PARIS, FRANCE [JANUARY 29, 2015] – Zuhair Murad’s Spring Couture collection was an evocation of water, which played out as a spectacle of gowns that dripped with beading and frothed along the runway. Indeed, he seemed to play up every possible design metaphor: rippling embroidery, pleating in waves around the waist, Watteau backs mimicking waterfalls, whirlpools of tulle at the shoulders, plunging necklines, a swimsuit bodice with a crystal-encrusted mermaid overlay, and, as if that weren’t enough, embellished boatnecks. By the show’s midpoint, those in attendance had gotten the drift.
Yet to Murad’s credit, no two creations were entirely alike. And two outliers were particularly pretty in the way they combined pale blue printed and embroidered flowers atop a peach silk organza base and bore little relation to the theme. Another dress stood out because its bobbing back ruffle did not float with the lightness on display elsewhere.

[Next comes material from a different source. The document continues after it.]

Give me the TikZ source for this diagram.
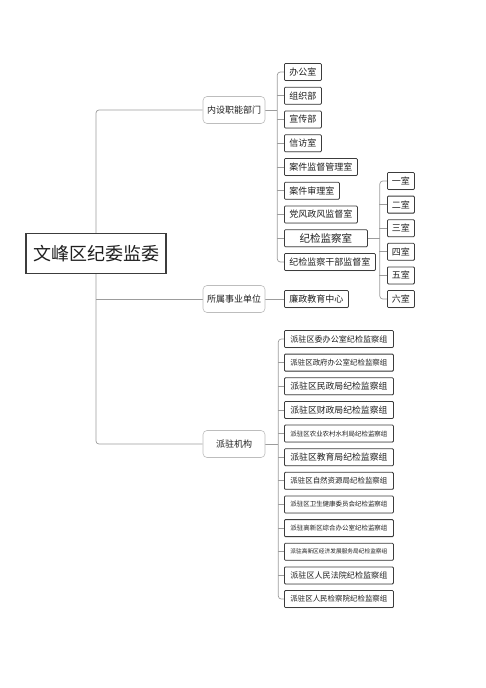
\documentclass[tikz,border=0pt]{standalone}
\usepackage{fontspec}
\usepackage{graphicx}
\setmainfont{Noto Sans CJK SC}
\usepackage{tikz}
\usetikzlibrary{positioning, calc, backgrounds, shadows}
\definecolor{wfInk}{HTML}{1F1F1F}
\definecolor{wfEdge}{HTML}{3C3C3C}
\definecolor{wfSoft}{HTML}{BDBDBD}
\definecolor{wfLine}{HTML}{9C9C9C}
\newcommand{\fitw}[1]{\resizebox{97pt}{!}{\fontsize{9}{9}\selectfont #1}}
\tikzset{
  rootcard/.style={
    rectangle, draw=wfEdge, line width=1.1pt,
    fill=white, inner sep=0pt,
    minimum width=140pt, minimum height=40pt,
    text=wfInk, font=\fontsize{18}{18}\selectfont
  },
  deptcard/.style={
    rectangle, rounded corners=4pt,
    draw=wfSoft, line width=0.6pt,
    fill=white, inner sep=3pt,
    minimum width=62pt, minimum height=27pt,
    text=wfInk, font=\fontsize{9}{9}\selectfont
  },
  office/.style={
    rectangle, rounded corners=1pt,
    draw=wfEdge, line width=0.8pt,
    fill=white, inner xsep=5pt, inner ysep=2pt,
    minimum height=17pt, anchor=west,
    text=wfInk, font=\fontsize{9}{9}\selectfont,
    drop shadow={shadow xshift=0.5pt, shadow yshift=-0.5pt, opacity=0.35}
  },
  widecard/.style={minimum width=83pt, font=\fontsize{10.5}{10.5}\selectfont},
  room/.style={office, minimum width=27pt, inner xsep=3.5pt},
  postcard/.style={office, minimum width=109pt, inner xsep=6pt},
  link/.style={wfLine, line width=0.7pt}
}

\begin{document}
\begin{tikzpicture}[x=1pt, y=-1pt]
  \useasboundingbox (0,0) rectangle (486,688);
  \node[rootcard] (root) at (96,253.5) {文峰区纪委监委};
  \node[deptcard] (dept) at (234,110) {内设职能部门};
  \node[deptcard] (unit) at (234,299) {所属事业单位};
  \node[deptcard] (post) at (234,444) {派驻机构};
  \foreach \lbl/\sty [count=\i] in {办公室/, 组织部/, 宣传部/, 信访室/, 案件监督管理室/, 案件审理室/, 党风政风监督室/, 纪检监察室/widecard, 纪检监察干部监督室/}
    \node[office, \sty] (o\i) at (284, {72+23.75*(\i-1)}) {\lbl};
  \foreach \lbl [count=\i] in {一室, 二室, 三室, 四室, 五室, 六室}
    \node[room] (r\i) at (387, {181+23.6*(\i-1)}) {\lbl};
  \node[office] (edu) at (284,299) {廉政教育中心};
  \foreach \lbl [count=\i] in {派驻区委办公室纪检监察组, 派驻区政府办公室纪检监察组, 派驻区民政局纪检监察组, 派驻区财政局纪检监察组, 派驻区农业农村水利局纪检监察组, 派驻区教育局纪检监察组, 派驻区自然资源局纪检监察组, 派驻区卫生健康委员会纪检监察组, 派驻高新区综合办公室纪检监察组, 派驻高新区经济发展服务局纪检监察组, 派驻区人民法院纪检监察组, 派驻区人民检察院纪检监察组}
    \node[postcard] (p\i) at (284, {339+23.64*(\i-1)}) {\fitw{\lbl}};
  \begin{scope}[on background layer]
    \draw[link, rounded corners=3pt] (dept.west) -| (root.center) |- (post.west);
    \draw[link] (unit.west) -- (unit.west -| root.center);
    \draw[link] (dept.east) -- ++(12,0);
    \draw[link, rounded corners=3pt] (o1.west) -| ($(dept.east)+(12,0)$) |- (o9.west);
    \foreach \i in {2,...,8}
      \draw[link] (o\i.west) -- ++(-7,0);
    \draw[link] (o8.east) -- ++(12,0);
    \draw[link, rounded corners=3pt] (r1.west) -| ($(o8.east)+(12,0)$) |- (r6.west);
    \foreach \i in {2,...,5}
      \draw[link] (r\i.west) -- ++(-8,0);
    \draw[link] (unit.east) -- (edu.west);
    \draw[link] (post.east) -- ++(13,0);
    \draw[link, rounded corners=3pt] (p1.west) -| ($(post.east)+(13,0)$) |- (p12.west);
    \foreach \i in {2,...,11}
      \draw[link] (p\i.west) -- ++(-6,0);
  \end{scope}
\end{tikzpicture}
\end{document}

The penultimate look, a jumpsuit with a cascading skirt, could be a compelling red-carpet contender.
Murad’s audience consists heavily of regular clients—many flying in from Beirut, where he is based—and they often signal their approval with applause. This season, they singled out a cocktail dress with delicately embellished and scalloped batwing sleeves. The clapping also swelled for the fairy-tale wedding gown inspired by One Thousand and One Nights. The enormous train measured 5-by-5 meters and followed the model like a tide retreating from the shore. Thankfully, she was not required to steer herself around upon reaching the end of the runway.